According to the Consumer Services Protection Commission’s website, it’s a “National consumer protection agency and works For the Consumer to help avoid fraud, deception, and/or unfair business practices in the financial assistance marketplace.” The site went on to talk about the agency’s role in enforcing the law and educating consumers about how to “spot and avoid fraud and deception.” On the right was a blue and gold logo with the scales of justice and the winged wheel of commerce.

Look familiar to you? It sure did to us. But more importantly, according to a complaint filed by the FTC, it’s likely it looked familiar to consumers. The FTC has alleged that the site was the creation of Christopher Mallett, a San Antonio-based lead generator who used it to lure people struggling to pay their bills. He then referred them to companies selling mortgage, tax, and debt relief services with promises that their debts would be reduced or eliminated, the FTC charged.

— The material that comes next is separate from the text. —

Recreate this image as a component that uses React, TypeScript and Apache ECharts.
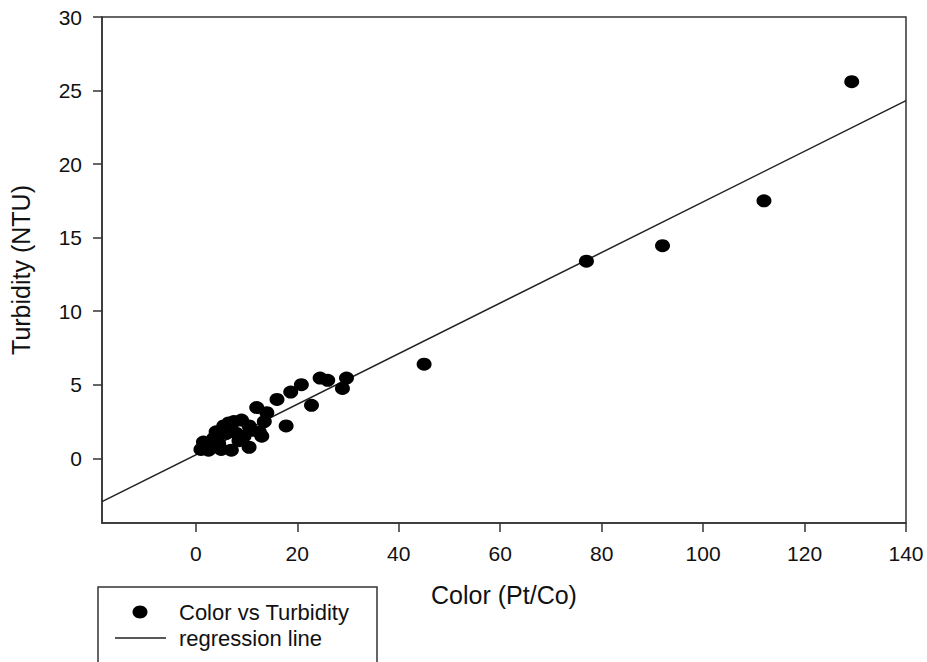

The complaint also says that Mallett deceived consumers by using the name of another fictitious agency he called the U.S. Mortgage Relief Counsel. His FHA-HomeLoan.info website featured a picture of the U.S. Capitol and promised that the “Counsel” would direct consumers to “officials licensed with the National Mortgage Licensing Service (NMLS), persuant [sic] to the SAFE act of 2008.” According to the complaint, neither Mallett nor any of his sites have ever been affiliated with the FTC or any other government agency.

Mallett allegedly claimed that people who responded to his solicitations could have their debts substantially reduced. One “success stats chart” purported to show that people’s debts were settled for 16%-40% of the amount owed. These claims were false or unsubstantiated, the FTC charged. The complaint also alleges violations of the FTC’s Telemarketing Sales Rule and Mortgage Assistance Relief Services Rule.

The lawsuit, filed in federal court in D.C., is ongoing. In the agency’s announcement of the case, the FTC thanked the Tennessee and AGs’ Offices for their assistance.